Philosophe de formation et titulaire d’une maîtrise en Relations internationales et Politique européenne, Jérôme Jamin est professeur en science politique à l’Université de Liège. Il publie régulièrement des ouvrages et des articles sur ses sujets de prédilection que sont la dynamique démocratique, les mouvements radicaux et la diversité culturelle.

Egalement professeur en science politique à l’Université de Liège, Jérôme Jamin a régulièrement publié des ouvrages et des articles sur ses sujets de prédilection que sont la dynamique démocratique, les mouvements radicaux et la diversité culturelle.

Son intérêt pour la philosophie politique et son doctorat en science politique et sociale l’ont amené à se pencher sur les questions relatives au populisme, au nationalisme et aux discours d’extrême droite qui ont évolué depuis une vingtaine d’années et qui flirtent singulièrement avec les prises de position des ‘vrais démocrates’.

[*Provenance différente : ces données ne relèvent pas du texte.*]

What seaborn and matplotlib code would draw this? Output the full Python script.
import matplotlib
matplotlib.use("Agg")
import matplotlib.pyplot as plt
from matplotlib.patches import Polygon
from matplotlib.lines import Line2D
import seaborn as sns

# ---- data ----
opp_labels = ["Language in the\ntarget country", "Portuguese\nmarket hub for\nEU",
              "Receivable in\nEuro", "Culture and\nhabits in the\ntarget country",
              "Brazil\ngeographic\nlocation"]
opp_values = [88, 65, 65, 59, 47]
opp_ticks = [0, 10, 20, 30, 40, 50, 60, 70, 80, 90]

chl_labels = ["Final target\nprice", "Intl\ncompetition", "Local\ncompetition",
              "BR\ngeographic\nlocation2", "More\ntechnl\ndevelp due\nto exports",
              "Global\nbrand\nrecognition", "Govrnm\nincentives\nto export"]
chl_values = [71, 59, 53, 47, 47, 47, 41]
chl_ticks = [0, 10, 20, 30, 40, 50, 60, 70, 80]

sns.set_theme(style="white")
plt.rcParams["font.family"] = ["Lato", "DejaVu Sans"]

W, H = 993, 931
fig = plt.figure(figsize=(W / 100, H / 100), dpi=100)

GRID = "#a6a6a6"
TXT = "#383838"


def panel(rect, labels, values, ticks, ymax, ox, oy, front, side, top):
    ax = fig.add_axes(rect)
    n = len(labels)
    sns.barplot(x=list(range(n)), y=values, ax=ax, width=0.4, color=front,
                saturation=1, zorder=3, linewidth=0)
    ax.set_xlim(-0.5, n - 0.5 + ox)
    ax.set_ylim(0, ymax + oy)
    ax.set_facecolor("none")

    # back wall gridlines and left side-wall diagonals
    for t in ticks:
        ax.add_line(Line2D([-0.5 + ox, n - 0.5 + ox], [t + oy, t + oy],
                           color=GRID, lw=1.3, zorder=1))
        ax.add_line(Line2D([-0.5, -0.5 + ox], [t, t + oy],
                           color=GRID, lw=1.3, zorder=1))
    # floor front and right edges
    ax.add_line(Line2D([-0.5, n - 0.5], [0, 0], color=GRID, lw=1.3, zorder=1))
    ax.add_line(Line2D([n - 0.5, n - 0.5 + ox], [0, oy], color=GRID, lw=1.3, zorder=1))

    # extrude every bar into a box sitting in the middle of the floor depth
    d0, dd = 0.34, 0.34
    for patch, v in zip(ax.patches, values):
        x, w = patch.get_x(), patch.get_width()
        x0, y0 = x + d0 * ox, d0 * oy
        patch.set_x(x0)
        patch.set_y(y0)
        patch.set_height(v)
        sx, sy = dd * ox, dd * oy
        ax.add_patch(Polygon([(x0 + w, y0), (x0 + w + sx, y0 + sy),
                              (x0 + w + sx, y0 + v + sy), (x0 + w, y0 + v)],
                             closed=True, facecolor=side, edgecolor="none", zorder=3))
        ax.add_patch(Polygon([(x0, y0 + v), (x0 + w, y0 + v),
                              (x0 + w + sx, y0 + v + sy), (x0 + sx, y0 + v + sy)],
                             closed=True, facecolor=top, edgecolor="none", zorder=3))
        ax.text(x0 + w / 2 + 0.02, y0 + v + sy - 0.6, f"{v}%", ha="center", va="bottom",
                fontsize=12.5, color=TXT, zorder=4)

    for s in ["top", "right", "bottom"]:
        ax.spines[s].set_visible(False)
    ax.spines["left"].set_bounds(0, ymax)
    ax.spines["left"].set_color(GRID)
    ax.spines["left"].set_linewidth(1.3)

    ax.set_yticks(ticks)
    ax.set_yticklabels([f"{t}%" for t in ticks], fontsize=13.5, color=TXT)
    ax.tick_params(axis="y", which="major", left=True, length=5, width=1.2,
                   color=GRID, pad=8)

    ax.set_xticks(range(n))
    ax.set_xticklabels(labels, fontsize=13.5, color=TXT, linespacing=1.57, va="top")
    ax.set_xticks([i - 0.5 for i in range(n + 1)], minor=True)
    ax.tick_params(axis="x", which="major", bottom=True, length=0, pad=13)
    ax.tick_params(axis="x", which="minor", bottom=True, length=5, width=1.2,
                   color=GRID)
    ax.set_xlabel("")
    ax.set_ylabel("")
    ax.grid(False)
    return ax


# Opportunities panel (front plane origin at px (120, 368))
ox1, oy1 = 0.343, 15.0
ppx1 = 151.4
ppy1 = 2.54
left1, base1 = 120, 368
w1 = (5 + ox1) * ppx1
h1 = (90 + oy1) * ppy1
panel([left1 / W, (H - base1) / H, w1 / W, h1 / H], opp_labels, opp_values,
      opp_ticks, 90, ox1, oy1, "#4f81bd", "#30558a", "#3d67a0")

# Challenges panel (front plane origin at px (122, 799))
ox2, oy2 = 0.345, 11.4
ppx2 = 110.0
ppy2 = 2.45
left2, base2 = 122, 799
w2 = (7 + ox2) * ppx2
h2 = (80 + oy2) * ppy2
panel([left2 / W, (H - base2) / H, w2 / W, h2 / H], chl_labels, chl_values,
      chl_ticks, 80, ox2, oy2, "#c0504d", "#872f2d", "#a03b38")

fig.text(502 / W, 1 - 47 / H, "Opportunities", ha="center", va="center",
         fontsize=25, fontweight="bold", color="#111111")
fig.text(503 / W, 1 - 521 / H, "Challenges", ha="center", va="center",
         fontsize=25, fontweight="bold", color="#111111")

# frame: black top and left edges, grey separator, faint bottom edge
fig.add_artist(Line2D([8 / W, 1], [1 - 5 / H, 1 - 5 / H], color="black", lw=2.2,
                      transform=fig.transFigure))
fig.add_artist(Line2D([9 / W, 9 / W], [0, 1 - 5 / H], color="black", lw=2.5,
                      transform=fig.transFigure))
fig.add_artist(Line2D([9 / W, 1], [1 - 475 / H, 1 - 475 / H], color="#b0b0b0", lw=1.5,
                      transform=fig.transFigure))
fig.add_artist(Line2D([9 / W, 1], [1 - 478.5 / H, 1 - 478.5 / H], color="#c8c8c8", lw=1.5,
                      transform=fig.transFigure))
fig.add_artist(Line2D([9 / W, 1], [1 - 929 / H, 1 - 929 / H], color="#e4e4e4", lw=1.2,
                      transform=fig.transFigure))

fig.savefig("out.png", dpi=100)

Depuis plusieurs années, le dada de Jérôme Jamin est de décortiquer les discours de l’extrême droite. Et ses réflexions laissent songeurs sur l’évolution des propos de ces partis extrémistes.

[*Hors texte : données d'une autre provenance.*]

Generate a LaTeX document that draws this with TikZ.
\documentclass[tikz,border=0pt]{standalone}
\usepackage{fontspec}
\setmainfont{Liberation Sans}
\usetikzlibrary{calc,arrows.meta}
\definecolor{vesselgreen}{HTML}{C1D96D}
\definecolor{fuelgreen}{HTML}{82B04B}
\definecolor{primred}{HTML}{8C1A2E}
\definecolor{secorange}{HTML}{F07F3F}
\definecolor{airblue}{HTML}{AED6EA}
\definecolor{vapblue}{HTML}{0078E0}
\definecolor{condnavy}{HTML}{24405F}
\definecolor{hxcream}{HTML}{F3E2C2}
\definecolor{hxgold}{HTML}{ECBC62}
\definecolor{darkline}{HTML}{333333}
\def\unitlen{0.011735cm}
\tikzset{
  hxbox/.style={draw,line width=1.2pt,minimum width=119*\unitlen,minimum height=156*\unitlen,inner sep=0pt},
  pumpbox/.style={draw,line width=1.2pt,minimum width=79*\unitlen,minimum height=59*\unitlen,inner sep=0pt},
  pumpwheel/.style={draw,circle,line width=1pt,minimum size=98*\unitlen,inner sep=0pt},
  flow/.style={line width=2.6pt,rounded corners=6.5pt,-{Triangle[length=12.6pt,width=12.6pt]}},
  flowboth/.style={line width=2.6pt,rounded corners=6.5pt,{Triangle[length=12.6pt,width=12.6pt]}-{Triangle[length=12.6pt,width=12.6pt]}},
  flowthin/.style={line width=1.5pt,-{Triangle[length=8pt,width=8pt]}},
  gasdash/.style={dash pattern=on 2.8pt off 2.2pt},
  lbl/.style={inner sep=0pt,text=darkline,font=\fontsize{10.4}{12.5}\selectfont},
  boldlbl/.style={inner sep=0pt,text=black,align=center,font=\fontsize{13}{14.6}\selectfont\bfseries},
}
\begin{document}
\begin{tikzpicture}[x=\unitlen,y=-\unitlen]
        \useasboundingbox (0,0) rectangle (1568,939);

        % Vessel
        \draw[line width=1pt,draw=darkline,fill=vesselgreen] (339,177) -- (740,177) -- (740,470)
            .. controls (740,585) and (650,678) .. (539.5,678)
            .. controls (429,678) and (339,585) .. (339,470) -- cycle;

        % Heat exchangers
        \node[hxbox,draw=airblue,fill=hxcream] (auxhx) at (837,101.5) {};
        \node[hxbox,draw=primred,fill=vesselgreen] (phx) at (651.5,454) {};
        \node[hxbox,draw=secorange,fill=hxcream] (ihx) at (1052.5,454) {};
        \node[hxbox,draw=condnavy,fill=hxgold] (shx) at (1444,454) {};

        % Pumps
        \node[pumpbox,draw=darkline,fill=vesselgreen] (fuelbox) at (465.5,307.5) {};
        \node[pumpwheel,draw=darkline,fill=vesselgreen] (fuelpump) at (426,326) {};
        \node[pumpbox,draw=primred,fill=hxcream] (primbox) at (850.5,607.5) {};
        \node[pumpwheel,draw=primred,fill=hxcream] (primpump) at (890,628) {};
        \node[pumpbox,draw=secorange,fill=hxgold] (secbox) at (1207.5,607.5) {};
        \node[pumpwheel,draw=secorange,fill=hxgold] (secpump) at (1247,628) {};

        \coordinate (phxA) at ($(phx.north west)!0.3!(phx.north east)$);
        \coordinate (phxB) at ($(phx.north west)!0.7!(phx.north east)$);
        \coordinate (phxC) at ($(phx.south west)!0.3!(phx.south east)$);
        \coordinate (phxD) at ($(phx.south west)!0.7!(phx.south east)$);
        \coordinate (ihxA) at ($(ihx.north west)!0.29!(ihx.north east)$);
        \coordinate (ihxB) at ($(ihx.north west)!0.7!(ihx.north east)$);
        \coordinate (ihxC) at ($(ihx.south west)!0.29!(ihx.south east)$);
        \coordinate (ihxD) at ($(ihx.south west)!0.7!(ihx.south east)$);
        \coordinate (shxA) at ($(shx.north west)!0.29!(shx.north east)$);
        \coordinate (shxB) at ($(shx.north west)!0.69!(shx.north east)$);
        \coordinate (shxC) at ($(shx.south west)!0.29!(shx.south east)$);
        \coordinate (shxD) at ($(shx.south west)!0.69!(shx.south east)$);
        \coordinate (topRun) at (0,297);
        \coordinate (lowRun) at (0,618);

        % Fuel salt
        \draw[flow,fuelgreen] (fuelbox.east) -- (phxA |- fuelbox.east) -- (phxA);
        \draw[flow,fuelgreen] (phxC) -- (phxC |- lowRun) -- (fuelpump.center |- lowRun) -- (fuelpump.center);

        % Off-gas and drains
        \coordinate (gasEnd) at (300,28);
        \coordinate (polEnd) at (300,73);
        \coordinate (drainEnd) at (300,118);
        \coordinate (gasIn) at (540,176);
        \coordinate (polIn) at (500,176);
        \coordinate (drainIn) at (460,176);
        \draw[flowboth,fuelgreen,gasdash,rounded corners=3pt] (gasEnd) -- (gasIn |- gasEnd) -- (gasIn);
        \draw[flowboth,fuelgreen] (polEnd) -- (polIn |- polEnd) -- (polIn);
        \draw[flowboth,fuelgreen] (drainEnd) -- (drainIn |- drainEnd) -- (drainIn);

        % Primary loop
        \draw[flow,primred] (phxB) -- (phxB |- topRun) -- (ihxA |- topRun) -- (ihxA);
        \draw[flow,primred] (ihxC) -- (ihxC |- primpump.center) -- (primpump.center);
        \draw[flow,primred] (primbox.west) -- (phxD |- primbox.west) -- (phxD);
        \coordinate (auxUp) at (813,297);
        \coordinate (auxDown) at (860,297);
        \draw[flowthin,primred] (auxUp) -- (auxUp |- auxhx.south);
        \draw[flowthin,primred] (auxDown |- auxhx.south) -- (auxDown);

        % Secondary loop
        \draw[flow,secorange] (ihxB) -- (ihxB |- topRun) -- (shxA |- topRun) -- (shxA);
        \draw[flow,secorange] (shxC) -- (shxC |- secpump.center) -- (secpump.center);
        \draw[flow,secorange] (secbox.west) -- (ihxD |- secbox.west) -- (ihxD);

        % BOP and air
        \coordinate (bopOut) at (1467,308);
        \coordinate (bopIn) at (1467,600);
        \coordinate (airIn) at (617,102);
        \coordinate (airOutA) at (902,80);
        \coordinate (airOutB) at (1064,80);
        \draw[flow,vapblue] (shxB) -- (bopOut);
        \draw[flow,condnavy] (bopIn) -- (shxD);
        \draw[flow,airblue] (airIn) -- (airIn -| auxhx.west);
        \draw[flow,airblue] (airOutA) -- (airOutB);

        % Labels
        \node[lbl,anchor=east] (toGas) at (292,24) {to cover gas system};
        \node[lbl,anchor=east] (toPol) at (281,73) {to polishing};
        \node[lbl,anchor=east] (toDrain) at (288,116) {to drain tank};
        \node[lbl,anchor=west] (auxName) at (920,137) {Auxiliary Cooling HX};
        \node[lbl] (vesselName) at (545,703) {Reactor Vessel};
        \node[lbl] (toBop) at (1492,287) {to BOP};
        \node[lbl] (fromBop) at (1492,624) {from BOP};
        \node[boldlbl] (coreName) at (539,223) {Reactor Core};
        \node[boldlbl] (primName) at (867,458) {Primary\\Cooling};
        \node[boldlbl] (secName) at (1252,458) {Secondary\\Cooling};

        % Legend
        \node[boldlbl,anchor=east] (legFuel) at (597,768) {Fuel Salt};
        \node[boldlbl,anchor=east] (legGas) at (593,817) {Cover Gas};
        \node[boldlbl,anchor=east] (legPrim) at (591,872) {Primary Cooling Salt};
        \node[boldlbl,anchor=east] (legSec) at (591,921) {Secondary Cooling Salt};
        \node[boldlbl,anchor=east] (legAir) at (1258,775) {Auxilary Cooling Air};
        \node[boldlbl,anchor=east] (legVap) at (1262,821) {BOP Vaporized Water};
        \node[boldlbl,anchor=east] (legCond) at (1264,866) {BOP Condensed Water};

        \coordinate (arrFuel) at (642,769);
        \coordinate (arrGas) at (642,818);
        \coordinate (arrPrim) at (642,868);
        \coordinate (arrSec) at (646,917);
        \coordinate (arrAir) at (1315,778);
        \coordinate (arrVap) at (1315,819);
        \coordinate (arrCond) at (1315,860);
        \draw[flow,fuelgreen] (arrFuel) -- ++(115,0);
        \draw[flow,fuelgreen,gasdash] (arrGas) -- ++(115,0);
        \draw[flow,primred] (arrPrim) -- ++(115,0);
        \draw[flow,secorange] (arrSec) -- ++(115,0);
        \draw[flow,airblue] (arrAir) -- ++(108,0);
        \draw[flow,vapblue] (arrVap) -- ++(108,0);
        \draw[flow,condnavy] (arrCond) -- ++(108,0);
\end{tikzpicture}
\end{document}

Le point de départ de sa réflexion, c’est la philosopie politique et la pensée de certains auteurs comme Cornélius Castoriadis, Hannah Arendt, Pierre Rosanvallon ou encore Marcel Gauchet : « Ces auteurs partent du présupposé que la démocratie est un lieu qui autorise et accepte l’incertitude et l’indétermination. Une telle définition ne va pas de soi : d’autres auteurs caractérisent la démocratie avec du contenu très concret, comme étant le lieu de la justice, ou du pluralisme, ou de l’état de droit. Je me suis intéressé plutôt à ces philosophes qui mettaient en avant la dimension incertaine de la démocratie comme une manière réjouissante, mais également angoissante d’envisager cette démocratie. Un lieu où tout est possible pour le meilleur ou pour le pire et dont le caractère incertain doit dès lors être vu et revu quotidiennement pour éviter que l’on parte dans des directions dangereuses, mais en permettant que tout reste possible. En le cadenassant, on risquerait de mettre des barrières à la liberté d’expression, mais en ne faisant rien, on autorise la parole, par exemple raciste, qui peut mener au crime. »

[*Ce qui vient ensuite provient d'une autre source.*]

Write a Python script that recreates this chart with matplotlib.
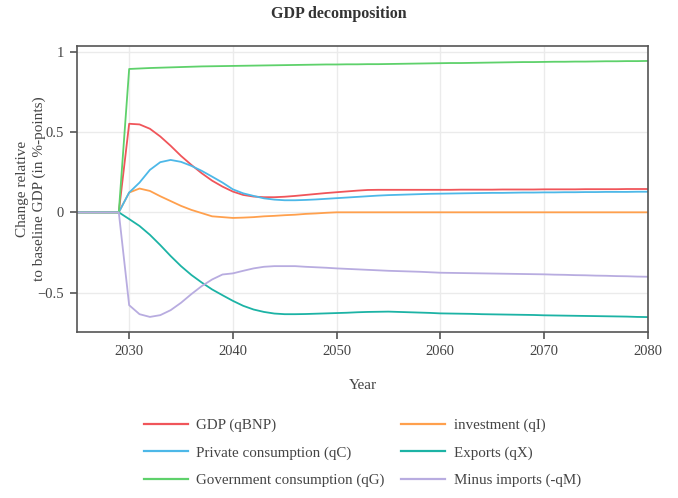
import matplotlib
matplotlib.use("Agg")
import matplotlib.pyplot as plt
import numpy as np

years = list(range(2025, 2081))

gdp_head = [0, 0, 0, 0, 0, 0.551, 0.547, 0.52, 0.472, 0.414, 0.351, 0.295, 0.243, 0.197, 0.16,
            0.129, 0.108, 0.098, 0.094, 0.094, 0.097, 0.102, 0.108, 0.114, 0.120, 0.125, 0.130,
            0.135, 0.139, 0.140]
priv_head = [0, 0, 0, 0, 0, 0.123, 0.185, 0.264, 0.312, 0.326, 0.314, 0.289, 0.258, 0.222, 0.185,
             0.143, 0.118, 0.102, 0.087, 0.079, 0.075, 0.075, 0.077, 0.080, 0.084, 0.088, 0.092,
             0.096, 0.100, 0.104]
inv_head = [0, 0, 0, 0, 0, 0.123, 0.148, 0.133, 0.10, 0.07, 0.04, 0.015, -0.005, -0.025, -0.03,
            -0.035, -0.033, -0.03, -0.025, -0.022, -0.018, -0.015, -0.01, -0.007, -0.003, 0.0, 0.0,
            0.0, 0.0, 0.0]
exp_head = [0, 0, 0, 0, 0, -0.042, -0.085, -0.14, -0.204, -0.272, -0.335, -0.39, -0.437, -0.48, -0.516,
            -0.551, -0.582, -0.605, -0.62, -0.63, -0.634, -0.634, -0.633, -0.631, -0.629, -0.627, -0.625,
            -0.622, -0.620, -0.619]
imp_head = [0, 0, 0, 0, 0, -0.578, -0.634, -0.651, -0.64, -0.609, -0.563, -0.509, -0.459, -0.418, -0.387,
            -0.38, -0.364, -0.349, -0.339, -0.335, -0.335, -0.335, -0.339, -0.342, -0.345, -0.349, -0.352,
            -0.355, -0.358, -0.361]
gov_head = [0, 0, 0, 0, 0, 0.892, 0.895, 0.898, 0.900, 0.902, 0.904, 0.906, 0.908, 0.909, 0.910,
            0.911, 0.912, 0.913, 0.914, 0.915, 0.916, 0.917, 0.918, 0.919, 0.920, 0.920, 0.921,
            0.921, 0.922, 0.922]

# tails 2055..2080 (26 values)
gdp_tail = [0.140, 0.140, 0.140, 0.140, 0.140, 0.140, 0.140, 0.141, 0.141, 0.141, 0.141, 0.142, 0.142,
            0.142, 0.142, 0.143, 0.143, 0.143, 0.143, 0.144, 0.144, 0.144, 0.144, 0.145, 0.145, 0.145]
priv_tail = [0.107, 0.109, 0.111, 0.113, 0.115, 0.116, 0.117, 0.118, 0.119, 0.120, 0.121, 0.121, 0.122,
             0.123, 0.123, 0.124, 0.124, 0.125, 0.125, 0.126, 0.126, 0.127, 0.127, 0.127, 0.128, 0.128]
inv_tail = [0.0] * 26
exp_tail = [-0.618, -0.620, -0.622, -0.624, -0.626, -0.629, -0.630, -0.631, -0.632, -0.634, -0.635, -0.636,
            -0.637, -0.638, -0.639, -0.641, -0.642, -0.643, -0.644, -0.645, -0.646, -0.647, -0.648, -0.649,
            -0.651, -0.652]
imp_tail = [-0.364, -0.366, -0.368, -0.370, -0.373, -0.376, -0.377, -0.378, -0.379, -0.380, -0.381, -0.382,
            -0.383, -0.384, -0.385, -0.386, -0.388, -0.389, -0.391, -0.392, -0.394, -0.395, -0.397, -0.398,
            -0.400, -0.401]
gov_tail = [0.923, 0.924, 0.925, 0.926, 0.927, 0.928, 0.929, 0.929, 0.930, 0.931, 0.932, 0.933, 0.934,
            0.935, 0.935, 0.936, 0.937, 0.937, 0.938, 0.938, 0.939, 0.940, 0.940, 0.941, 0.941, 0.942]

series_names = ["GDP (qBNP)", "investment (qI)", "Private consumption (qC)", "Exports (qX)",
                "Government consumption (qG)", "Minus imports (-qM)"]
series_values = [gdp_head + gdp_tail, inv_head + inv_tail, priv_head + priv_tail,
                 exp_head + exp_tail, gov_head + gov_tail, imp_head + imp_tail]
series_colors = ["#F0555A", "#FFA04D", "#4DB8E8", "#1CB3A5", "#5ED16B", "#B8ACE0"]

x_ticks = [2030, 2040, 2050, 2060, 2070, 2080]
y_ticks = [-0.5, 0, 0.5, 1]
y_ticklabels = ["\u22120.5", "0", "0.5", "1"]

plt.rcParams['font.family'] = ['Liberation Serif', 'DejaVu Serif']

fig = plt.figure(figsize=(6.78, 4.98), dpi=100)
ax = fig.add_axes([77.3 / 678, 1 - 331.7 / 498, (647.7 - 77.3) / 678, (331.7 - 46) / 498])

handles = {}
for name, vals, col in zip(series_names, series_values, series_colors):
    ln, = ax.plot(years, vals, color=col, lw=1.3, label=name)
    handles[name] = ln

ax.set_xlim(2025, 2080)
ax.set_ylim(-0.743, 1.035)
ax.set_xticks(x_ticks)
ax.set_xticklabels([str(t) for t in x_ticks])
ax.set_yticks(y_ticks)
ax.set_yticklabels(y_ticklabels)
ax.grid(True, color="#ebebeb", lw=1)
ax.set_axisbelow(True)
for s in ax.spines.values():
    s.set_color("#555555")
    s.set_linewidth(1.2)
ax.tick_params(direction="out", length=5, width=1.2, color="#555555", labelsize=10.5,
               labelcolor="#444444", pad=4.5)

ax.set_xlabel("Year", fontsize=11, color="#444444")
ax.xaxis.set_label_coords(0.5, -(385 - 331.7) / (331.7 - 46), transform=ax.transAxes)
ax.xaxis.label.set_va("center")
fig.text(31 / 678, 1 - 189 / 498, "Change relative\nto baseline GDP (in %-points)", fontsize=11,
         color="#444444", rotation=90, ha="center", va="center", multialignment="center",
         linespacing=1.25)
fig.suptitle("GDP decomposition", fontsize=11.5, fontweight="bold", color="#333333", y=0.972,
             va="center")

order = ["GDP (qBNP)", "Private consumption (qC)", "Government consumption (qG)",
         "investment (qI)", "Exports (qX)", "Minus imports (-qM)"]
leg = fig.legend([handles[n] for n in order], order, loc="center",
                 bbox_to_anchor=(362.5 / 678, 1 - 453 / 498), ncol=2, frameon=False,
                 fontsize=10.8, handlelength=2.9, handletextpad=0.6, columnspacing=1.1,
                 labelspacing=0.92, labelcolor="#444444")
for h in leg.get_lines():
    h.set_linewidth(1.6)

fig.savefig("out.png", dpi=100)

Jérôme Jamin s’est également penché sur des auteurs nationalistes ou fascistes qui, eux, ont une peur bleue de cette incertitude, estimant nécessaire de mettre un couvercle sur ce bouillonnement d’idées en édictant une norme stable et définitive : « Il s’agit là de la pensée totalitaire qui veut sceller le présent, le futur, avec des repères très clairs. J’ai pu observer, au travers de certains écrits, que cette pensée totalitaire est en quelque sorte l’exacte réplique inversée de la démocratie : face à l’incertitude, on propose une norme définitive. Face à l’indétermination, on propose une hyperdétermination. Face aux risques du futur, on propose un avenir figé. Face aux incertitudes sur le passé, on dicte un passé officiel indiscutable. D’où le mot de totalitarisme qui impose une notion de contrôle total. »

C’est en poursuivant son cursus de formation et de recherches par le biais de la science politique que Jérôme Jamin en est venu à s’intéresser aux discours de l’extrême droite, d’abord française dans les années 80-90 au travers des positions de Jean-Marie Le Pen, puis par après ailleurs en Europe et surtout aux Etats-Unis. Sa thèse de doctorat a élargi ses réflexions à l’approche  comparative, aux discours et à la théorie du complot.

Une pensée en « progression »

Aujourd’hui Jérôme Jamin analyse l’évolution des discours d’extrême droite sur une trentaine d’années, soit depuis les années 80 à ce jour. Avec, en toile de fond, les réglementations anti-discrimination qui ont mené à une adaptation de la prise de parole des partis d’extrême droite, afin d’éviter d’être diabolisés dans les médias et, le cas échéant, condamnés en justice. Et ces constats montrent une évolution inquiétante.

« En 1980, les partis d’extrême droite ne se gênaient pas pour parler des Africains comme des paresseux, des musulmans à renvoyer dans leur pays en tapis volant ou pour dire qu’il fallait rejeter tous les bougnoules à la mer. Avec l’apparition de législations qui réglementent ces discours racistes – chez nous, la loi Moureaux est adoptée en 81 –, on voit dès lors émerger un discours qui ne se positionne plus sur la notion de race supérieure et qui d’ailleurs nie le concept même de race, mais qui aborde cette question en parlant désormais de cultures riches, belles, mais tellement différentes qu’elles ne doivent pas se mélanger car inconciliables. Il s’agirait de respecter tant la  culture maghrébine qu’occidentale. On se situe là fin des annés 80, début des années 90. Quelqu’un comme Bruno Mégret du FN français (déboulonné ensuite par J.M. Le Pen) dira très  clairement à cette époque qu’il faut parler de l’immigration dans un cadre républicain : ‘Si on parle des bougnoules et des chambres à gaz qui n’ont pas existé pas, ça n’ira pas’. Marine Le Pen s’inspire clairement de cette stratégie aujourd’hui. »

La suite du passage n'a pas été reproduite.